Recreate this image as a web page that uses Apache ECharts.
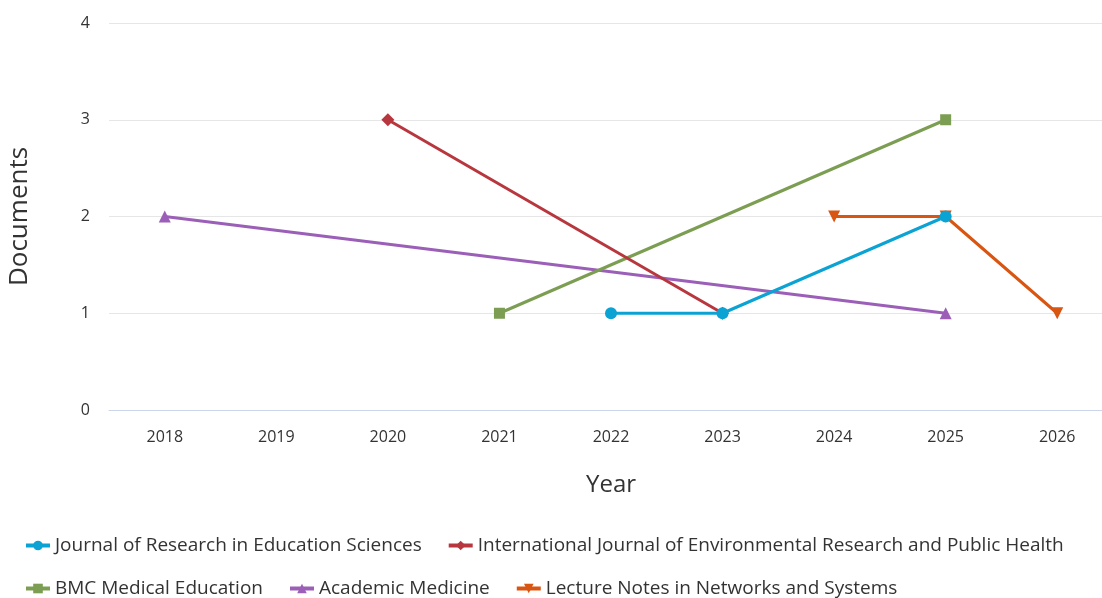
<!DOCTYPE html>
<html>
<head>
<meta charset="utf-8">
<script src="https://cdn.jsdelivr.net/npm/echarts@6/dist/echarts.min.js"></script>
<style>html,body{margin:0;padding:0;background:#fff;}#c{width:1102px;height:598px;}</style>
</head>
<body>
<div id="c"></div>
<script>
const years = ['2018','2019','2020','2021','2022','2023','2024','2025','2026'];
const yTicks = [0,1,2,3,4];
const seriesNames = [
  'Journal of Research in Education Sciences',
  'International Journal of Environmental Research and Public Health',
  'BMC Medical Education',
  'Academic Medicine',
  'Lecture Notes in Networks and Systems'
];
const jres = [null,null,null,null,1,1,null,2,null];
const ijerph = [null,null,3,null,null,1,null,null,null];
const bmc = [null,null,null,1,null,null,null,3,null];
const acadMed = [2,null,null,null,null,null,null,1,null];
const lnns = [null,null,null,null,null,null,2,2,1];

const colors = ['#0ba3d3','#b8373e','#7c9e52','#9b5fb8','#d95512'];
const symbols = ['circle','diamond','rect','triangle','triangle'];
const rotates = [0,0,0,0,180];
const sizes = [12,13,11,12,12];
const dataArr = [jres, ijerph, bmc, acadMed, lnns];
const FONT = 'Open Sans';

const chart = echarts.init(document.getElementById('c'));
chart.setOption({
  animation: false,
  textStyle: {fontFamily: FONT},
  grid: {left: 109, width: 1004, top: 23, bottom: 188, outerBoundsMode: 'none', containLabel: false},
  xAxis: {
    type: 'category', data: years, boundaryGap: true,
    name: 'Year', nameLocation: 'middle', nameGap: 63,
    nameTextStyle: {fontSize: 24, color: '#333', fontFamily: FONT},
    axisLine: {lineStyle: {color: '#ccd6eb', width: 1}},
    axisTick: {show: false},
    axisLabel: {fontSize: 16, color: '#333', margin: 19, fontFamily: FONT}
  },
  yAxis: {
    type: 'value', min: 0, max: 4, interval: 1,
    name: 'Documents', nameLocation: 'middle', nameGap: 76, nameRotate: 90,
    nameTextStyle: {fontSize: 26, color: '#333', fontFamily: FONT},
    axisLine: {show: false}, axisTick: {show: false},
    axisLabel: {fontSize: 16, color: '#333', margin: 19, fontFamily: FONT},
    splitLine: {lineStyle: {color: '#e6e6e6', width: 1}}
  },
  legend: [
    {data: seriesNames.slice(0,2), left: 19, top: 531, itemGap: 25, itemWidth: 24, itemHeight: 12,
     lineStyle: {width: 4},
     textStyle: {fontSize: 19, color: '#333', fontFamily: FONT}},
    {data: seriesNames.slice(2), left: 19, top: 574, itemGap: 25, itemWidth: 24, itemHeight: 12,
     lineStyle: {width: 4},
     textStyle: {fontSize: 19, color: '#333', fontFamily: FONT}}
  ],
  series: seriesNames.map((n, i) => ({
    name: n, type: 'line', data: dataArr[i], connectNulls: true,
    symbol: symbols[i], symbolSize: sizes[i], symbolRotate: rotates[i],
    lineStyle: {width: 3, color: colors[i]},
    itemStyle: {color: colors[i]},
    z: 10 - i
  }))
});
</script>
</body>
</html>
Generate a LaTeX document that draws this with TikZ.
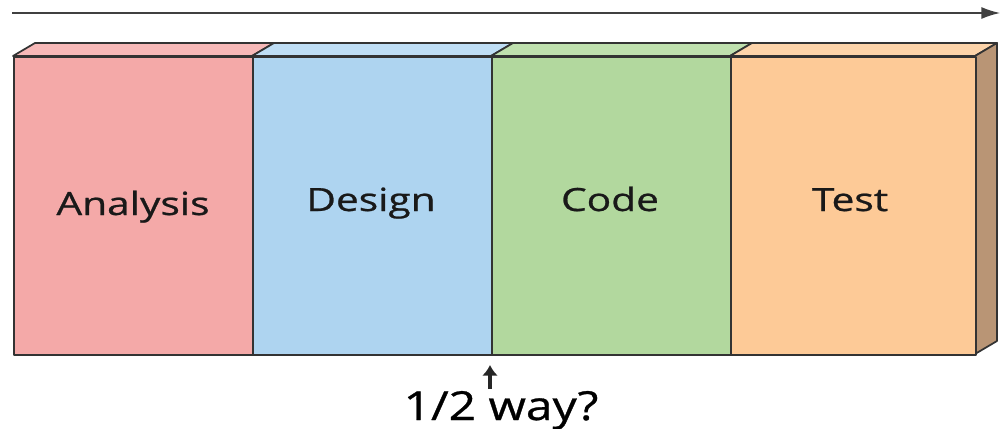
\documentclass[tikz,border=0pt]{standalone}
\usepackage{fontspec}
\setmainfont{Open Sans}
\newfontfamily\labfont[BoldFont={Open Sans},BoldFeatures={FakeBold=0.7}]{Open Sans}
\usetikzlibrary{arrows.meta}
\definecolor{pinkF}{HTML}{F4A9A8}
\definecolor{pinkT}{HTML}{F7B9B8}
\definecolor{blueF}{HTML}{AED4F0}
\definecolor{blueT}{HTML}{BFDEF5}
\definecolor{greenF}{HTML}{B2D89E}
\definecolor{greenT}{HTML}{BFE0AE}
\definecolor{orangeF}{HTML}{FDCA97}
\definecolor{orangeT}{HTML}{FDD4AA}
\definecolor{sideC}{HTML}{B99575}
\definecolor{edge}{HTML}{333333}
\tikzset{
  face/.style={draw=edge, line width=1.3pt, line join=round},
  frontface/.style={face, minimum height=298*0.75pt, inner sep=0pt, anchor=north west},
  phase/.style={font=\labfont\bfseries\fontsize{24}{28}\selectfont, xscale=1.27, text=black!90},
  timeline/.style={draw=black!75, line width=1.1pt, -{Latex[length=14pt,width=9pt]}},
  pointer/.style={draw=black!85, line width=3pt, -{Latex[length=8pt,width=12pt]}},
}
\begin{document}
\begin{tikzpicture}[x=0.75pt,y=-0.75pt]
\useasboundingbox (0,0) rectangle (1005,428);
% top arrow
\coordinate (tl) at (12,13);
\coordinate (tr) at (1000,13);
\draw[timeline] (tl) -- (tr);
% top faces
\fill[pinkT,face] (13,56) -- (35,43) -- (274,43) -- (252,56) -- cycle;
\fill[blueT,face] (252,56) -- (274,43) -- (513,43) -- (491,56) -- cycle;
\fill[greenT,face] (491,56) -- (513,43) -- (752,43) -- (730,56) -- cycle;
\fill[orangeT,face] (730,56) -- (752,43) -- (997,43) -- (975,56) -- cycle;
% side face
\fill[sideC,face] (975,56) -- (997,43) -- (997,341) -- (975,354) -- cycle;
% front faces
\node[frontface, fill=pinkF, minimum width=239*0.75pt] (an) at (13,56) {};
\node[frontface, fill=blueF, minimum width=239*0.75pt] (de) at (252,56) {};
\node[frontface, fill=greenF, minimum width=239*0.75pt] (co) at (491,56) {};
\node[frontface, fill=orangeF, minimum width=245*0.75pt] (te) at (730,56) {};
% labels
\node[phase, anchor=base] at (133,215) {Analysis};
\node[phase, anchor=base] at (371,211) {Design};
\node[phase, anchor=base] at (610,211) {Code};
\node[phase, anchor=base] at (850,211) {Test};
% half way
\node[font=\labfont\bfseries\fontsize{30}{34}\selectfont, xscale=1.2, anchor=base, inner sep=0pt] (hw) at (501,420) {1/2 way?};
\coordinate (hwt) at (490,389);
\coordinate (hwh) at (490,365);
\draw[pointer] (hwt) -- (hwh);
\end{tikzpicture}
\end{document}
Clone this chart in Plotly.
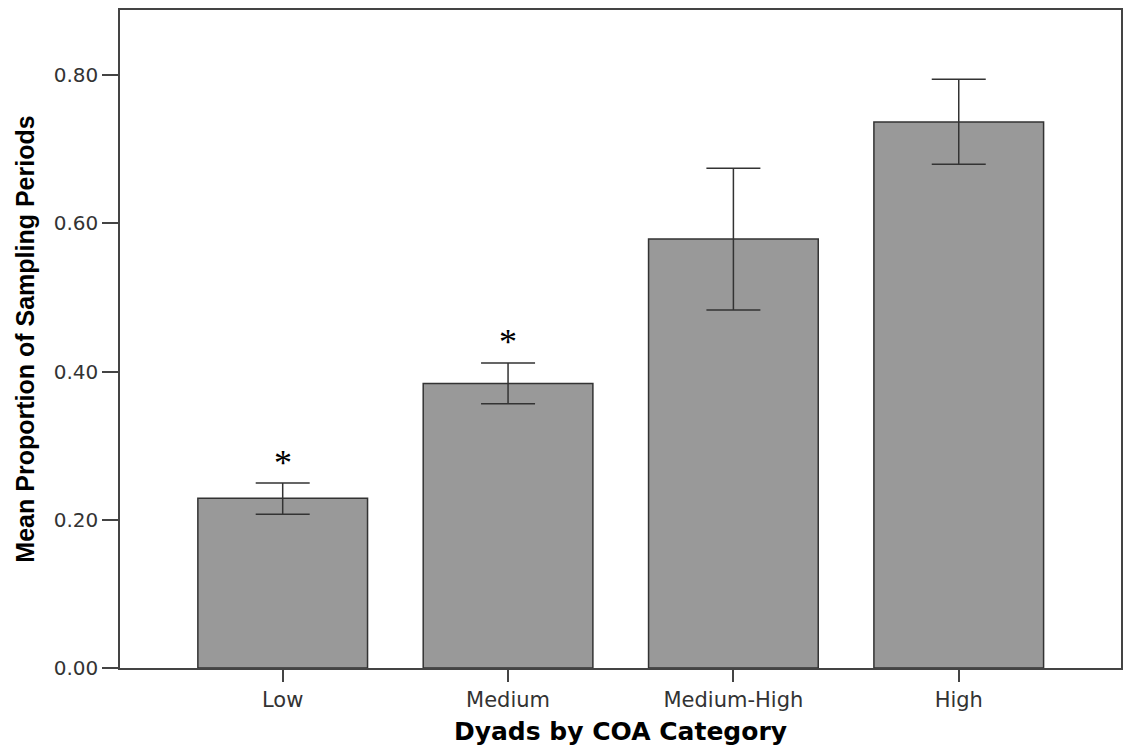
import plotly.graph_objects as go

categories = ["Low", "Medium", "Medium-High", "High"]
means = [0.229, 0.384, 0.579, 0.737]
err_upper = [0.2495, 0.4115, 0.6745, 0.7946]
err_lower = [0.2074, 0.3566, 0.483, 0.680]
sig_markers = ["*", "*", "", ""]
sig_y = [0.277, 0.440, None, None]

plus = [u - m for u, m in zip(err_upper, means)]
minus = [m - l for m, l in zip(means, err_lower)]

fig = go.Figure()
fig.add_trace(go.Bar(
    x=categories, y=means, width=0.753,
    marker=dict(color="#999999", line=dict(color="#333333", width=1.5)),
    error_y=dict(type="data", symmetric=False, array=plus, arrayminus=minus,
                 color="#333333", thickness=1.5, width=27),
    showlegend=False, hoverinfo="skip",
))

for c, s, yv in zip(categories, sig_markers, sig_y):
    if s:
        fig.add_annotation(x=c, y=yv, text=s, showarrow=False,
                           font=dict(family="Liberation Serif", size=36, color="#000000"),
                           yanchor="middle")

fig.update_layout(
    width=1126, height=746,
    margin=dict(l=120, r=3, t=10, b=78),
    paper_bgcolor="white", plot_bgcolor="white",
    xaxis=dict(
        type="category", range=[-0.722, 3.72],
        showline=True, linecolor="#444444", linewidth=1.5, mirror=True,
        ticks="outside", ticklen=12, tickwidth=1.5, tickcolor="#444444",
        showgrid=False,
        tickfont=dict(family="DejaVu Sans", size=21, color="#333333"),
        title=dict(text="Dyads by COA Category", standoff=12,
                   font=dict(family="DejaVu Sans", size=25, color="#000000", weight="bold")),
    ),
    yaxis=dict(
        range=[0, 0.888],
        tickvals=[0, 0.2, 0.4, 0.6, 0.8], tickformat=".2f",
        showline=True, linecolor="#444444", linewidth=1.5, mirror=True,
        ticks="outside", ticklen=16, tickwidth=1.5, tickcolor="#444444",
        showgrid=False, zeroline=False,
        tickfont=dict(family="DejaVu Sans", size=20, color="#333333"),
        title=dict(text="Mean Proportion of Sampling Periods", standoff=12,
                   font=dict(family="Liberation Sans", size=25, color="#000000", weight="bold")),
    ),
)

fig.write_html("out.html", config={"displayModeBar": False},
               post_script="document.body.style.margin='0';document.body.style.overflow='hidden';")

········

DO THIS - Give back, unchanged, each line from the one containing "Clone this chart in Plotly." through the one containing "minus = [m - l". Pictures are to be left out.

ANSWER TO THIS EXERCISE -
Clone this chart in Plotly.
import plotly.graph_objects as go

categories = ["Low", "Medium", "Medium-High", "High"]
means = [0.229, 0.384, 0.579, 0.737]
err_upper = [0.2495, 0.4115, 0.6745, 0.7946]
err_lower = [0.2074, 0.3566, 0.483, 0.680]
sig_markers = ["*", "*", "", ""]
sig_y = [0.277, 0.440, None, None]

plus = [u - m for u, m in zip(err_upper, means)]
minus = [m - l for m, l in zip(means, err_lower)]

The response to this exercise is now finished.